An urn contains 9 balls two of whigh are red, three blue and four black. Three balls are drawn at random. The probability that they are of same colour is​

Answer 1

Answer:

Given:

Firstly the total no of ways of choosing 3 balls from the given set of balls is 9C3 = 84 (2 red+ 3 blue + 4 black =9 balls). Same colour can mean 2 red or 2 blue or 2 black balls. Notice that I use the word “or” here and hence I ought to use addition rule. My first case is choosing 2 reds;

2C2 x 7C1=7 (why? 2 reds from the given reds and the third ball from the rest of the balls (9–2=7)).

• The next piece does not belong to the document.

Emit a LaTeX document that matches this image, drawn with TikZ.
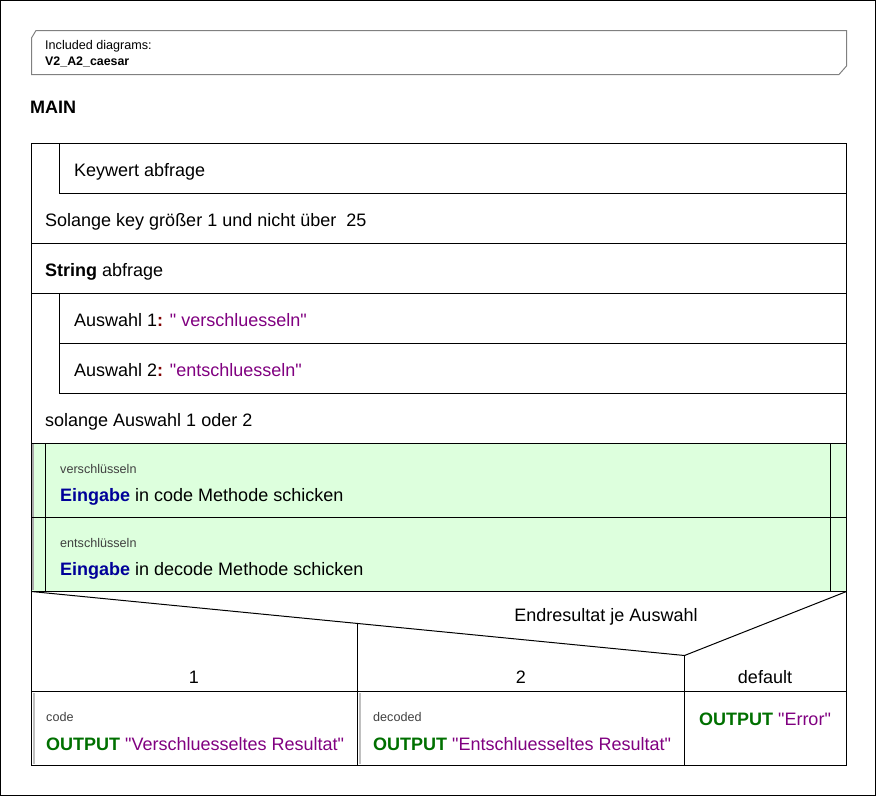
\documentclass[tikz,border=0pt]{standalone}
\usepackage{fontspec}
\setmainfont{Liberation Sans}[Ligatures=TeXOff]
\definecolor{fillgreen}{RGB}{221,255,221}
\definecolor{kwblue}{RGB}{0,0,153}
\definecolor{kwgreen}{RGB}{0,112,0}
\definecolor{strpurple}{RGB}{128,0,128}
\definecolor{colred}{RGB}{128,0,0}
\definecolor{smallgray}{RGB}{64,64,64}
\definecolor{framegray}{RGB}{128,128,128}
\definecolor{bargray}{RGB}{192,192,192}
\definecolor{bargraydark}{RGB}{170,170,170}
\tikzset{
  ln/.style={line width=1pt, black},
  txt/.style={anchor=base west, inner sep=0pt, font=\fontsize{18}{20}\selectfont},
  ctxt/.style={anchor=base, inner sep=0pt, font=\fontsize{18}{20}\selectfont},
  small/.style={anchor=base west, inner sep=0pt, font=\fontsize{12.6}{14}\selectfont, text=smallgray},
  bar/.style={line width=2pt, bargray},
}
\newcommand{\kwb}[1]{\textcolor{kwblue}{\textbf{#1}}}
\newcommand{\kwg}[1]{\textcolor{kwgreen}{\textbf{#1}}}
\newcommand{\strp}[1]{\textcolor{strpurple}{#1}}
\newcommand{\colr}{\textcolor{colred}{\textbf{:}}}
\begin{document}
\begin{tikzpicture}[x=1pt,y=-1pt]
\useasboundingbox (0,0) rectangle (876,796);
\draw[ln] (0.5,0.5) rectangle (875.5,795.5);
% header box
\draw[line width=1pt, framegray] (36,30.5) -- (846.5,30.5) -- (846.5,66) -- (839,74.5) -- (31.5,74.5) -- (31.5,38) -- cycle;
\node[anchor=base west, inner sep=0pt, font=\fontsize{12.6}{14}\selectfont] (inc) at (45,49.5) {Included diagrams:};
\node[anchor=base west, inner sep=0pt, font=\fontsize{12.4}{14}\selectfont\bfseries] (incname) at (45,65.5) {V2\_A2\_caesar};
\node[anchor=base west, inner sep=0pt, font=\fontsize{18}{20}\selectfont\bfseries] (main) at (30,113) {MAIN};
% green parallel block
\fill[fillgreen] (31,443) rectangle (846,591);
\draw[line width=1.5pt, bargraydark] (33,444) -- (33,590);
% structure lines
\draw[ln] (31.5,143.5) rectangle (846.5,765.5);
\draw[ln] (59.5,143.5) -- (59.5,193.5) -- (846.5,193.5);
\draw[ln] (31.5,243.5) -- (846.5,243.5);
\draw[ln] (31.5,293.5) -- (846.5,293.5);
\draw[ln] (59.5,293.5) -- (59.5,393.5) -- (846.5,393.5);
\draw[ln] (59.5,343.5) -- (846.5,343.5);
\draw[ln] (31.5,443.5) -- (846.5,443.5);
\draw[ln] (45.5,443.5) -- (45.5,591.5);
\draw[ln] (830.5,443.5) -- (830.5,591.5);
\draw[ln] (31.5,517.5) -- (846.5,517.5);
\draw[ln] (31.5,591.5) -- (846.5,591.5);
% case
\draw[line width=1pt] (31.5,591.5) -- (684.5,655.5) -- (846.5,591.5);
\draw[ln] (357.5,623.5) -- (357.5,765.5);
\draw[ln] (684.5,655.5) -- (684.5,765.5);
\draw[ln] (31.5,691.5) -- (846.5,691.5);
\draw[bar] (34,693) -- (34,764);
\draw[bar] (360,693) -- (360,764);
% texts
\node[txt] (kw) at (74,176.5) {Keywert abfrage};
\node[txt] (sol1) at (45,226.5) {Solange key größer 1 und nicht über \ 25};
\node[txt] (str) at (45,276.5) {\textbf{String} abfrage};
\node[txt] (aw1) at (74,326.5) {Auswahl 1\colr{} \strp{" verschluesseln"}};
\node[txt] (aw2) at (74,376.5) {Auswahl 2\colr{} \strp{"entschluesseln"}};
\node[txt] (sol2) at (45,426.5) {solange Auswahl 1 oder 2};
\node[small] (c1) at (60,473.5) {verschlüsseln};
\node[txt] (e1) at (60,501.5) {\kwb{Eingabe} in code Methode schicken};
\node[small] (c2) at (60,547.5) {entschlüsseln};
\node[txt] (e2) at (60,575.5) {\kwb{Eingabe} in decode Methode schicken};
\node[ctxt] (sel) at (606,621) {Endresultat je Auswahl};
\node[ctxt] (o1) at (194,683.5) {1};
\node[ctxt] (o2) at (521,683.5) {2};
\node[ctxt] (od) at (765,683.5) {default};
\node[small] (c3) at (46,721.5) {code};
\node[txt] (r1) at (46,750) {\kwg{OUTPUT} \strp{"Verschluesseltes Resultat"}};
\node[small] (c4) at (373,721.5) {decoded};
\node[txt] (r2) at (373,750) {\kwg{OUTPUT} \strp{"Entschluesseltes Resultat"}};
\node[ctxt] (r3) at (765,725) {\kwg{OUTPUT} \strp{"Error"}};
\end{tikzpicture}
\end{document}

My second case is choosing 2 blues;

3C2 x 6C1=18 (2 blues from the given 3 blues and 1 from the rest). My third case’d be choosing 2 blacks;

4C2 x 5C1=30 (2 blacks from the given 4 blacks and 1 from the rest).

Now I add all the three cases and not MULTIPLY them as I don’t need all the three cases to be true at the same time (only one case is taken at a time). Adding so and dividing it by the total no of ways will give me:

Probability=55/84.

PS: Combination is used in this problem over permutation because you are only concerned about choosing the balls and not the order in which you choose them. If you aren’t comfortable that way, take to the “boxes” method for clear understanding.